The motto of Dalbeattie is ‘Respite: Prospect’ (looking backwards: looking forward ). Looking backward, we learn that Dalbeattie was the first town in the Stewart to have its own gravitation water supply, and was also the first to introduce draining. Dalbeattie was the first town in the county (if we except Maxwelltown which was then really the Brig-en o’ Dumfries ) to have its streets lit with gas. Dalbeattie Council was also the first Council in Galloway to adopt electricity for street lighting. The first agricultural show in the Stewartry was held in Dalbeattie. Stone for granolithic work was first crushed in Dalbeattie. Granite was first polished in Dalbeattie. Dalbeattie was the first town in the County to have some of its streets paved in the most improved manner. Is not this a heritage to be proud of?
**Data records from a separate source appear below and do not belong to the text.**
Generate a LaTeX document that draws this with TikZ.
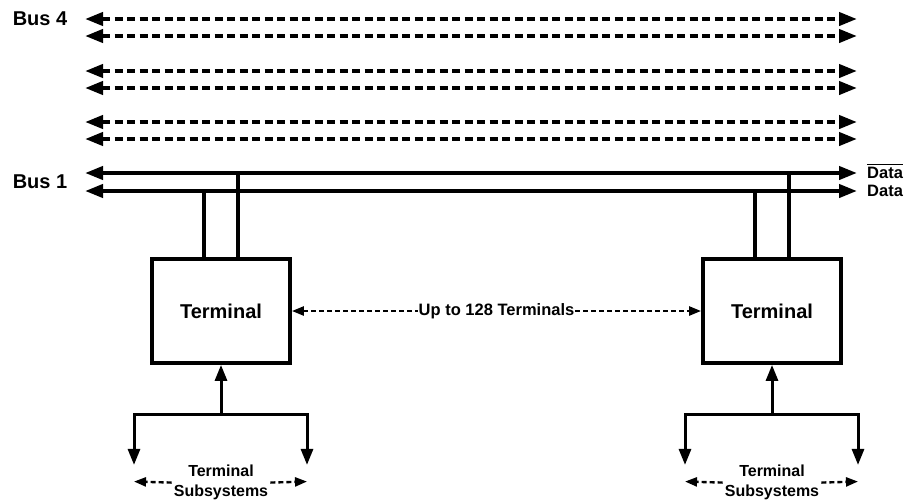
\documentclass[tikz,border=0pt]{standalone}
\usepackage{fontspec}
\setmainfont{Liberation Sans}
\usetikzlibrary{arrows.meta, positioning}

\begin{document}
\begin{tikzpicture}[x=1pt, y=-1pt,
    busline/.style={line width=4pt, {Triangle[length=18pt,width=13pt]}-{Triangle[length=18pt,width=13pt]}},
    busdash/.style={busline, dash pattern=on 8pt off 4.5pt},
    buslink/.style={line width=3.8pt},
    buslabel/.style={font=\bfseries\fontsize{20}{24}\selectfont},
    datalabel/.style={font=\bfseries\fontsize{16.5}{20}\selectfont, inner sep=0pt, anchor=west},
    terminal/.style={draw, line width=3.8pt, minimum width=138pt, minimum height=104pt,
        font=\bfseries\fontsize{20}{24}\selectfont},
    span/.style={line width=2.4pt, dash pattern=on 5pt off 3pt,
        {Triangle[length=12pt,width=9pt]}-{Triangle[length=12pt,width=9pt]}},
    feed/.style={line width=3pt, -{Triangle[length=16pt,width=12pt]}},
    sublabel/.style={font=\bfseries\fontsize{16}{20}\selectfont, align=center, inner sep=2pt},
    subspan/.style={line width=2.4pt, dash pattern=on 5pt off 3pt, -{Triangle[length=12pt,width=9pt]}}]

    \useasboundingbox (0,0) rectangle (917,501);

    % dashed buses 2..4
    \foreach \y [count=\i] in {19,36,71,88,122,139} {
        \coordinate (bl\i) at (85,\y);
        \coordinate (br\i) at (857,\y);
        \draw[busdash] (bl\i) -- (br\i);
    }

    % bus 1
    \coordinate (b1ul) at (85,173);
    \coordinate (b1ur) at (857,173);
    \coordinate (b1ll) at (85,191);
    \coordinate (b1lr) at (857,191);
    \draw[busline] (b1ul) -- (b1ur);
    \draw[busline] (b1ll) -- (b1lr);

    \node[buslabel] (bus4) at (40,19) {Bus 4};
    \node[buslabel] (bus1) at (40,182) {Bus 1};
    \node[datalabel, right=10pt of b1ur] (datan) {Data};
    \draw[line width=1.6pt] ([yshift=2.5pt]datan.north west) -- ([yshift=2.5pt]datan.north east);
    \node[datalabel, right=10pt of b1lr] (datap) {Data};

    % terminals
    \node[terminal] (tl) at (221,311) {Terminal};
    \node[terminal] (tr) at (772,311) {Terminal};

    \foreach \t in {tl,tr} {
        \draw[buslink] ([xshift=-17pt]\t.north) -- ([xshift=-17pt]\t.north |- b1ll);
        \draw[buslink] ([xshift=17pt]\t.north) -- ([xshift=17pt]\t.north |- b1ul);

        % subsystems
        \coordinate[below=50pt of \t.south] (\t s);
        \coordinate (\t sl) at ([xshift=-87pt]\t s);
        \coordinate (\t sr) at ([xshift=86pt]\t s);
        \draw[feed] (\t s) -- (\t.south);
        \draw[feed] (\t s) -- (\t sl) -- ++(0,50);
        \draw[feed] (\t s) -- (\t sr) -- ++(0,50);
        \node[sublabel, below=48pt of \t s] (\t n) {Terminal\\Subsystems};
        \draw[subspan] (\t n.west) -- ([yshift=1pt]\t n.west -| \t sl);
        \draw[subspan] (\t n.east) -- ([yshift=1pt]\t n.east -| \t sr);
    }

    \draw[span] (tl.east) -- node[fill=white, inner sep=1pt, font=\bfseries\fontsize{16.5}{20}\selectfont] (count) {Up to 128 Terminals} (tr.west);

\end{tikzpicture}
\end{document}
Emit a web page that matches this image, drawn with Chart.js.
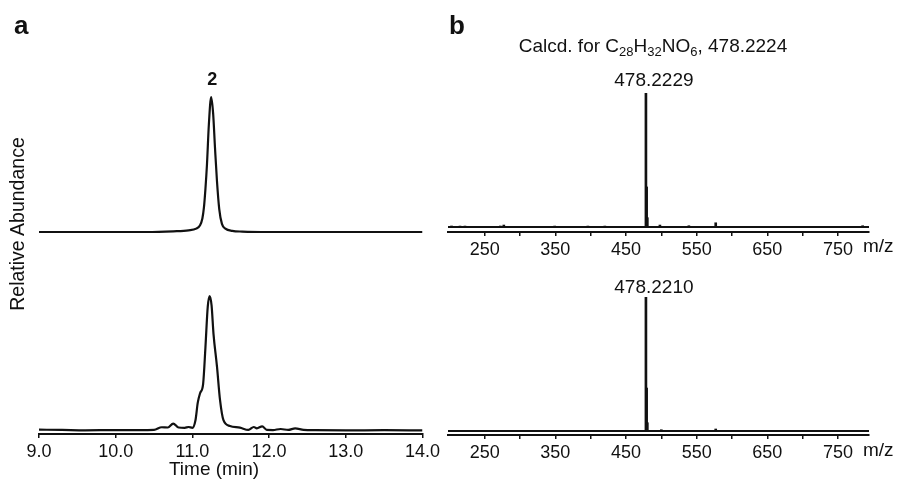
<!DOCTYPE html>
<html>
<head>
<meta charset="utf-8">
<script src="https://cdn.jsdelivr.net/npm/chart.js@4.4.0/dist/chart.umd.min.js"></script>
<style>
  body { margin: 0; background: #fff; font-family: "Liberation Sans", Arial, sans-serif; color: #111; }
  #wrap { position: relative; width: 897px; height: 484px; overflow: hidden; }
  #wrap canvas { position: absolute; left: 0; top: 0; }
  .txt { position: absolute; font-size: 19px; line-height: 1; white-space: nowrap; }
  .txt sub { font-size: 13px; vertical-align: -4px; line-height: 0; }
  .panel { font-weight: bold; font-size: 26px; }
</style>
</head>
<body>
<div id="wrap">
  <canvas id="chromTop" width="897" height="484"></canvas>
  <canvas id="chromBottom" width="897" height="484"></canvas>
  <canvas id="msTop" width="897" height="484"></canvas>
  <canvas id="msBottom" width="897" height="484"></canvas>

  <div class="txt panel" style="left:14px; top:12px;">a</div>
  <div class="txt panel" style="left:449px; top:12px;">b</div>
  <div class="txt" style="left:653px; top:36px; transform:translateX(-50%);">Calcd. for C<sub>28</sub>H<sub>32</sub>NO<sub>6</sub>, 478.2224</div>
  <div class="txt" style="left:18px; top:224px; transform:translate(-50%,-50%) rotate(-90deg); font-size:19.5px;">Relative Abundance</div>
  <div class="txt" style="left:214px; top:459px; transform:translateX(-50%);">Time (min)</div>
  <div class="txt" style="left:863px; top:236px;">m/z</div>
  <div class="txt" style="left:863px; top:440px;">m/z</div>
</div>

<script>
// a: extracted ion chromatograms (time in min, relative abundance in %)
const timeTop = [9.0, 10.0, 10.4, 10.75, 10.95, 11.05, 11.10, 11.13, 11.15, 11.17, 11.19, 11.215, 11.245,
                 11.27, 11.295, 11.32, 11.35, 11.385, 11.43, 11.52, 11.65, 12.0, 13.0, 14.0];
const abundTop = [0, 0, 0, 0.5, 1.2, 2.5, 5, 10, 18, 32, 50, 80, 100,
                  88, 62, 38, 17, 6, 2.5, 0.8, 0.3, 0, 0, 0];

const timeBottom = [9.0, 9.3, 9.6, 10.0, 10.3, 10.5, 10.6, 10.68, 10.75, 10.82, 10.9, 10.95, 11.0, 11.04,
                    11.07, 11.10, 11.14, 11.17, 11.20, 11.225, 11.25, 11.275, 11.32, 11.36, 11.405, 11.49,
                    11.62, 11.73, 11.80, 11.84, 11.91, 11.97, 12.05, 12.15, 12.25, 12.34, 12.45, 12.6,
                    13.0, 13.5, 14.0];
const abundBottom = [1, 0.8, 0.5, 0.7, 0.6, 0.8, 2.8, 2.6, 5.5, 2.6, 2.4, 3, 2.4, 8,
                     21, 28, 35, 62, 92, 100, 93, 72, 48, 23, 8, 3.7,
                     2.5, 0.8, 3, 2, 3.5, 0.8, 0.7, 1.5, 0.8, 2, 0.8, 0.6,
                     0.5, 0.6, 0.5];
const timeTicks = [9, 10, 11, 12, 13, 14];

// b: HRMS spectra (m/z, relative intensity in %)
const mzTop = [203, 215, 222, 272, 277, 349, 396, 420, 478.2, 479.2, 480.2, 498, 539, 577, 785];
const intTop = [0.8, 0.6, 0.7, 0.8, 1.5, 0.5, 0.5, 0.5, 100, 30, 7, 1.5, 1, 3.2, 1];
const mzBottom = [478.2, 479.2, 480.2, 500, 577];
const intBottom = [100, 32, 6, 0.5, 1.3];
const mzTicks = [250, 300, 350, 400, 450, 500, 550, 600, 650, 700, 750];
const mzLabels = [250, 350, 450, 550, 650, 750];

const peakNames = ['2', '478.2229', '478.2210'];

Chart.defaults.font.family = '"Liberation Sans", Arial, sans-serif';
Chart.defaults.color = '#111';
Chart.defaults.animation = false;
Chart.defaults.events = [];

// writes a label above the tallest point of the first dataset
const peakLabel = {
  id: 'peakLabel',
  afterDatasetsDraw(chart, args, opts) {
    if (!opts.text) return;
    const data = chart.data.datasets[0].data;
    let iMax = 0;
    data.forEach((d, i) => { if (d.y > data[iMax].y) iMax = i; });
    const el = chart.getDatasetMeta(0).data[iMax];
    const ctx = chart.ctx;
    ctx.save();
    ctx.font = opts.font;
    ctx.fillStyle = '#111';
    ctx.textAlign = 'center';
    ctx.textBaseline = 'alphabetic';
    ctx.fillText(opts.text, el.x + opts.dx, el.y - opts.dy);
    ctx.restore();
  }
};
Chart.register(peakLabel);

function points(xs, ys) {
  return xs.map((x, i) => ({ x: x, y: ys[i] }));
}

function bottomAxis(min, max, ticks, label, height) {
  return {
    type: 'linear', min: min, max: max, offset: false,
    afterBuildTicks: ax => { ax.ticks = ticks.map(v => ({ value: v })); },
    afterFit: ax => { ax.height = height; },
    border: { display: true, width: 2, color: '#111' },
    grid: { drawOnChartArea: false, drawTicks: true, tickLength: 4, color: '#111', lineWidth: 1.5, offset: false },
    ticks: { autoSkip: false, maxRotation: 0, padding: 3, color: '#111', font: { size: 18 }, callback: label }
  };
}

// zero line for the spectra, drawn as the only y grid line
function zeroAxis(min, max) {
  return {
    type: 'linear', min: min, max: max, position: 'left',
    afterBuildTicks: ax => { ax.ticks = [{ value: 0 }]; },
    afterFit: ax => { ax.width = 0; },
    border: { display: false },
    ticks: { display: false },
    grid: { drawTicks: false, color: '#111', lineWidth: 2 }
  };
}

// top chromatogram, no axis
new Chart(document.getElementById('chromTop'), {
  type: 'line',
  data: { datasets: [{ data: points(timeTop, abundTop), borderColor: '#111', borderWidth: 2.2,
                       pointRadius: 0, cubicInterpolationMode: 'monotone', fill: false }] },
  options: {
    responsive: false,
    layout: { padding: { left: 39, right: 474.5, top: 94.3, bottom: 249.3 } },
    plugins: { legend: { display: false }, tooltip: { enabled: false },
               peakLabel: { text: peakNames[0], font: 'bold 18px "Liberation Sans", Arial', dx: 1, dy: 12 } },
    scales: {
      x: { type: 'linear', min: 9, max: 14, display: false },
      y: { min: -2, max: 102, display: false }
    }
  }
});

// bottom chromatogram with time axis
new Chart(document.getElementById('chromBottom'), {
  type: 'line',
  data: { datasets: [{ data: points(timeBottom, abundBottom), borderColor: '#111', borderWidth: 2.2,
                       pointRadius: 0, cubicInterpolationMode: 'monotone', fill: false }] },
  options: {
    responsive: false,
    layout: { padding: { left: 39, right: 474.5, top: 293.3, bottom: 10 } },
    plugins: { legend: { display: false }, tooltip: { enabled: false } },
    scales: {
      x: bottomAxis(9, 14, timeTicks, v => v.toFixed(1), 40),
      y: { min: -2.2, max: 102, display: false }
    }
  }
});

function msChart(id, mz, inten, padTop, padBottom, yMin, name, dy) {
  new Chart(document.getElementById(id), {
    type: 'bar',
    data: { datasets: [{ data: points(mz, inten), backgroundColor: '#111', barThickness: 2,
                         borderWidth: 0, grouped: false }] },
    options: {
      responsive: false,
      layout: { padding: { left: 448, right: 28, top: padTop, bottom: padBottom } },
      plugins: { legend: { display: false }, tooltip: { enabled: false },
                 peakLabel: { text: name, font: '19px "Liberation Sans", Arial', dx: 8, dy: dy } },
      scales: {
        x: bottomAxis(198, 794, mzTicks, v => mzLabels.includes(v) ? String(v) : '', 30),
        y: zeroAxis(yMin, 102.5)
      }
    }
  });
}

msChart('msTop', mzTop, intTop, 90, 222, -3.7, peakNames[1], 7);
msChart('msBottom', mzBottom, intBottom, 294, 19, -3.2, peakNames[2], 4);
</script>
</body>
</html>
Can we be accused of egoism if we subscribe sincerely to the toast: ‘Here’s tae us; Wha’s like us?’ With such a record behind us, we look confidently forward to the future, in the assurance that those who follow will honourably uphold the great traditions of the past, and maintain Dalbeattie’s reputation of being one of the most progressive of the small burghs of Scotland.

            ‘When simmer sun sinks ‘neath the broo’ o Buittle’s westling braes
            An’ auld Da’mun, bared by the win’, stands tinged wi’ gloamin’ greys
            Then memory mingles wi’ the sicht, as fit words wi’ a tune
            An’ gowden glints o’ glory licht on auld Da’bettie toon’.